Что касается меня, — сказал младший сын Луазеля, — я, напротив, почти жалею, что стал советником, ведь останься я простым адвокатом, я бы более продвинулся, и я больше бы служил общему благу ( au public ), чем обладая моей должностью [349] «J’ay tout au contraire quasi regret d’avoir esté pourveu de mon estat de conseiller, estimant que si je fusse demeure simple advocate, je me fusse plus advance et eusse plus servy au public que par adventure je ne seray en mon officе» (Ibidem).
.
Термин publique отсылает нас к важнейшей дихотомии частных интересов и интересов общественных и чрезвычайно любопытен в данном контексте. Традиционно именно советники считались блюстителями общественных интересов [350] Цатурова С. К. Формирование института государственной службы во Франции XIII–XV вв. М., 2012. С. 512–558.

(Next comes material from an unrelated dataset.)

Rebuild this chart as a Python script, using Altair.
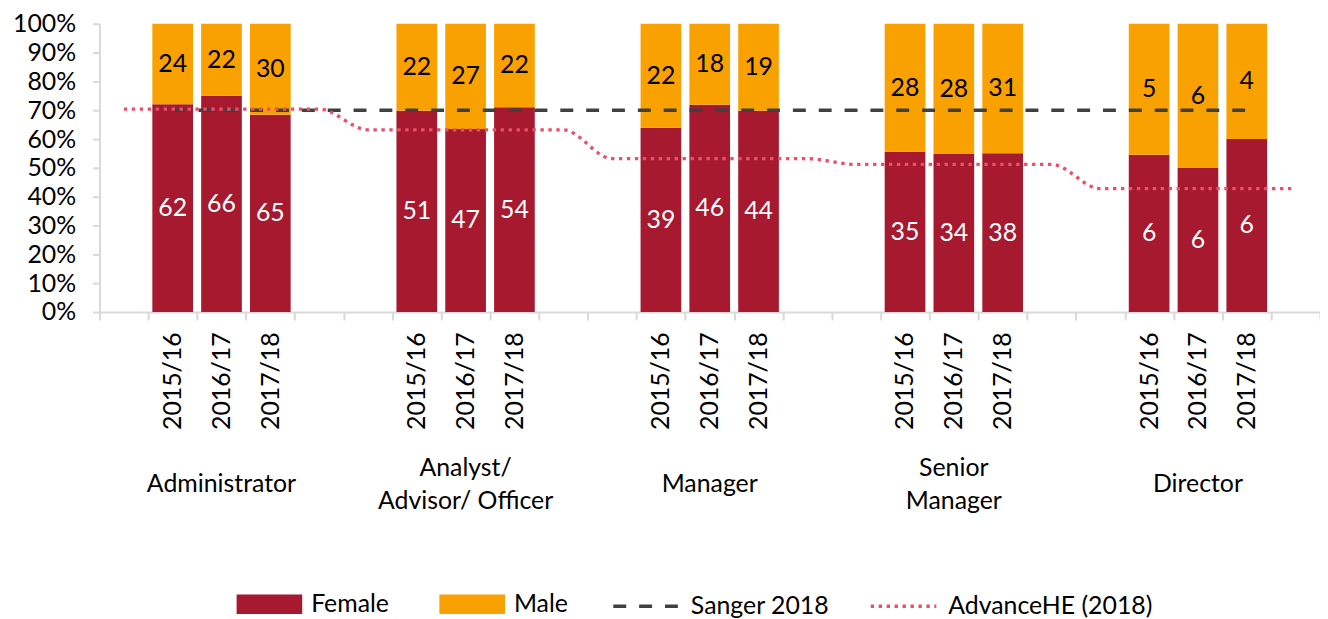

, адвокатуре же отводилась роль защитницы интересов частных лиц, если только речь не шла о королевских адвокатах [351] Многие, например Филипп де Мезьер, видели в деятельности адвокатов, стремящихся искать дополнительные аргументы в пользу своих клиентов, причину недопустимого усложнения процессов, становящихся поистине «вечными» (Там же. С. 527).
.
Но если Ги Луазель остался в меньшинстве среди своего поколения участников «Диалога…», то старшие, в особенности Паскье, разделяют его «идеалистический» подход.

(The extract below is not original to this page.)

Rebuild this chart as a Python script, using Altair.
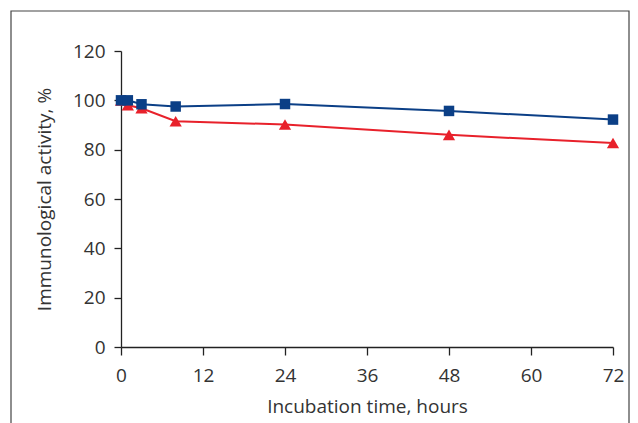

Надо лелеять добродетель ради нее самой, хотя часто она неизбежно сопровождается событиями, которые мнение черни сочтет злой судьбой, но на самом деле сулящими почет, когда невиновность и добродетельная жизнь становятся известны всем и в особенности Богу, который и есть справедливый судия наших поступков [352] «d’accidens mal fortunes, selon l’opinion du vulgaire, mais honorables, quand l’innocence et la bonne vie sont connues de tous et principalement de Dieu, qui est le juste iuge de nos actions» ( Loisel A. Op. cit. P. 63).
.
Примечательно, что в образе идеального адвоката часто присутствуют мученические мотивы, образцовый адвокат готов страдать, исполняя свой долг, отстаивая общественные интересы. Статуе Пьера де Кюиньера прижигают нос свечкой, Жювенель дез Юрсен остается без своего парижского имущества, разграбленного бургиньонами, многие расстаются с жизнью. Паскье знакомит с настоящим мартирологом адвокатов и судей, погибших во время мятежей Этьена Марселя, кабошьенов, арманьякской резни 1418 года и, конечно, Варфоломеевской ночи.
Но угроза может исходить не только от черни. Жан Демарe, имевший множество заслуг и поднявший свой голос в защиту королевских интересов во время малолетства Карла VI, «выступал так смело, что герцоги Анжу, Берри и Бургундии, почувствовав себя задетыми, сумели организовать против него процесс… и обезглавили его на рыночной площади». Лишь 24 года спустя его кости были перезахоронены в семейном склепе.